All of the data that follows should be retyped exactly, please, except the pictures.

--------------------

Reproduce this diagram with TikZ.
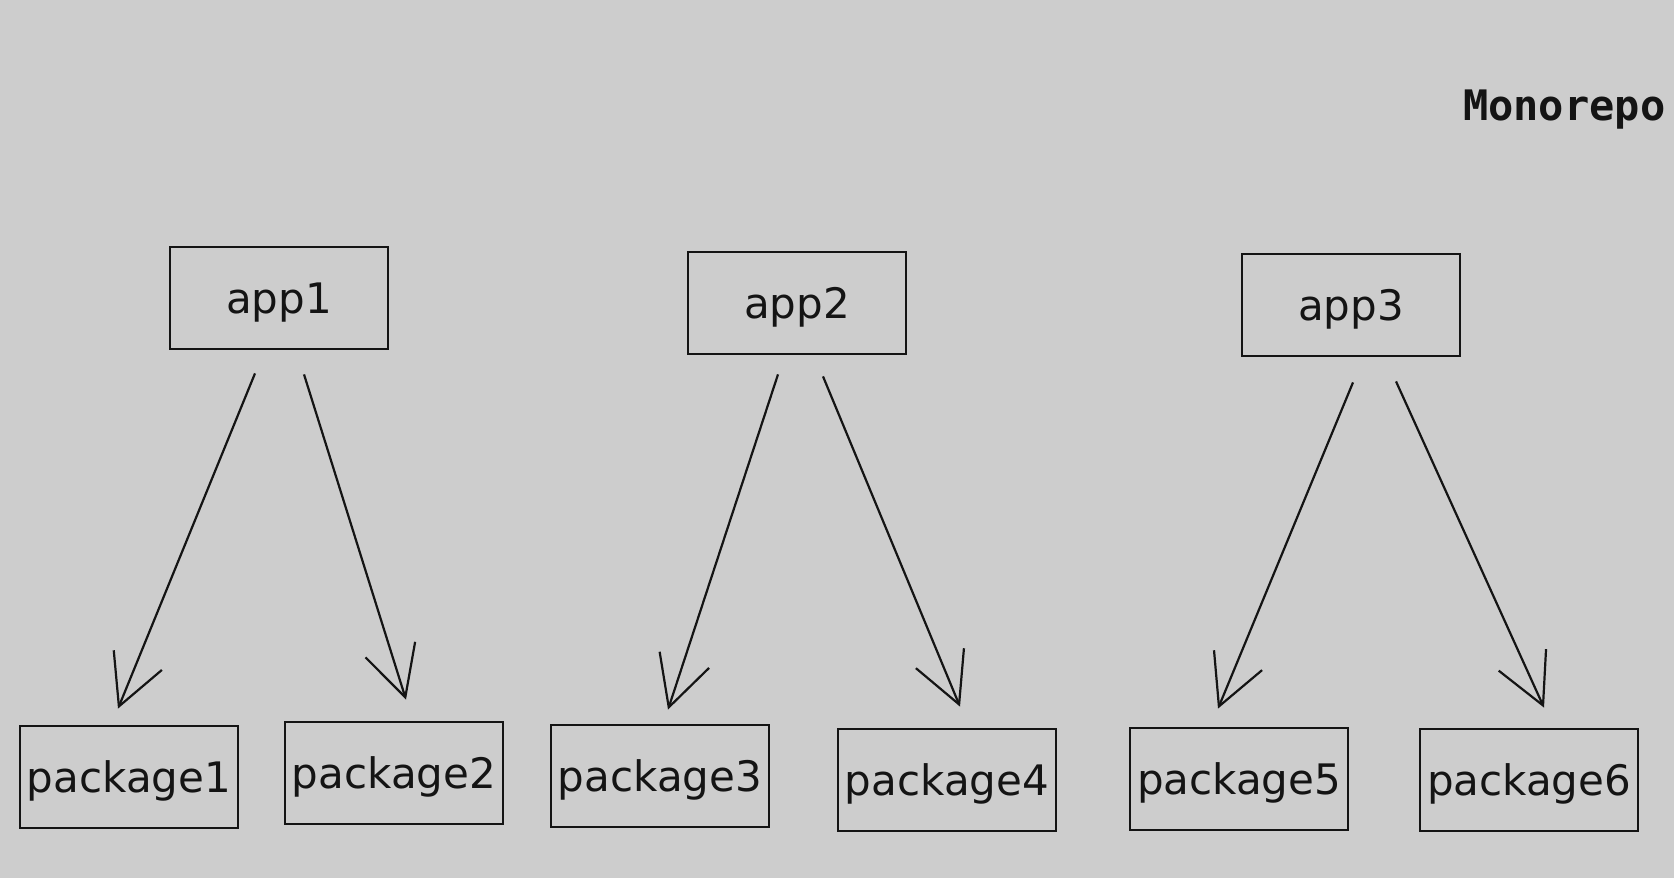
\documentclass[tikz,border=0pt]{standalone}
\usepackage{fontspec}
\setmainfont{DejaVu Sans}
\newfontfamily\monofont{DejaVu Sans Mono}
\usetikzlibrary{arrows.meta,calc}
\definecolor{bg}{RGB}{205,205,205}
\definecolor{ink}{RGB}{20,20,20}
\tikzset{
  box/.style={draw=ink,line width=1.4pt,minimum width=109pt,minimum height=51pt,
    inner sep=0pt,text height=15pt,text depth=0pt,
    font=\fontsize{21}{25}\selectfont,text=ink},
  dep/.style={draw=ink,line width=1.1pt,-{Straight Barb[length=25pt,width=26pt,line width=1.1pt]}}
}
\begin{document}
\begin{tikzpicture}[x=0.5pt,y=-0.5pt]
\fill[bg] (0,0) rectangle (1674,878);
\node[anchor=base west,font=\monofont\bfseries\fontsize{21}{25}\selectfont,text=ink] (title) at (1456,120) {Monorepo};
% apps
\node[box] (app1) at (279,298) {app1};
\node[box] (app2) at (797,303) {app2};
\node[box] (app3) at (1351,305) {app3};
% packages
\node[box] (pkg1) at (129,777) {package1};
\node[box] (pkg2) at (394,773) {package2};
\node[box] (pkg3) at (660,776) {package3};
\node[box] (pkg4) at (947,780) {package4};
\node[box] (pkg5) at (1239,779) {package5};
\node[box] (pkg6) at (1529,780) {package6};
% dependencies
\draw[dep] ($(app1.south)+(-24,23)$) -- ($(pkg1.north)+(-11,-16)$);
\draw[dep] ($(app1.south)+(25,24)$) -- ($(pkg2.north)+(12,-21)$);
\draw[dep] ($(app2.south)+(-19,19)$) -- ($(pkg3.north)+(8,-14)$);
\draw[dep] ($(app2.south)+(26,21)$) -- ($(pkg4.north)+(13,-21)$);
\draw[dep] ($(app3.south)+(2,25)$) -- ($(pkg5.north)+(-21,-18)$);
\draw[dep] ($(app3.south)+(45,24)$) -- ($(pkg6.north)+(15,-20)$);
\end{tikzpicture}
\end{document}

--------------------

▸ SOLVED PROBLEM
Reproduce this diagram with TikZ.
\documentclass[tikz,border=0pt]{standalone}
\usepackage{fontspec}
\setmainfont{DejaVu Sans}
\newfontfamily\monofont{DejaVu Sans Mono}
\usetikzlibrary{arrows.meta,calc}
\definecolor{bg}{RGB}{205,205,205}
\definecolor{ink}{RGB}{20,20,20}
\tikzset{
  box/.style={draw=ink,line width=1.4pt,minimum width=109pt,minimum height=51pt,
    inner sep=0pt,text height=15pt,text depth=0pt,
    font=\fontsize{21}{25}\selectfont,text=ink},
  dep/.style={draw=ink,line width=1.1pt,-{Straight Barb[length=25pt,width=26pt,line width=1.1pt]}}
}
\begin{document}
\begin{tikzpicture}[x=0.5pt,y=-0.5pt]
\fill[bg] (0,0) rectangle (1674,878);
\node[anchor=base west,font=\monofont\bfseries\fontsize{21}{25}\selectfont,text=ink] (title) at (1456,120) {Monorepo};
% apps
\node[box] (app1) at (279,298) {app1};
\node[box] (app2) at (797,303) {app2};
\node[box] (app3) at (1351,305) {app3};
% packages
\node[box] (pkg1) at (129,777) {package1};
\node[box] (pkg2) at (394,773) {package2};
\node[box] (pkg3) at (660,776) {package3};
\node[box] (pkg4) at (947,780) {package4};
\node[box] (pkg5) at (1239,779) {package5};
\node[box] (pkg6) at (1529,780) {package6};
% dependencies
\draw[dep] ($(app1.south)+(-24,23)$) -- ($(pkg1.north)+(-11,-16)$);
\draw[dep] ($(app1.south)+(25,24)$) -- ($(pkg2.north)+(12,-21)$);
\draw[dep] ($(app2.south)+(-19,19)$) -- ($(pkg3.north)+(8,-14)$);
\draw[dep] ($(app2.south)+(26,21)$) -- ($(pkg4.north)+(13,-21)$);
\draw[dep] ($(app3.south)+(2,25)$) -- ($(pkg5.north)+(-21,-18)$);
\draw[dep] ($(app3.south)+(45,24)$) -- ($(pkg6.north)+(15,-20)$);
\end{tikzpicture}
\end{document}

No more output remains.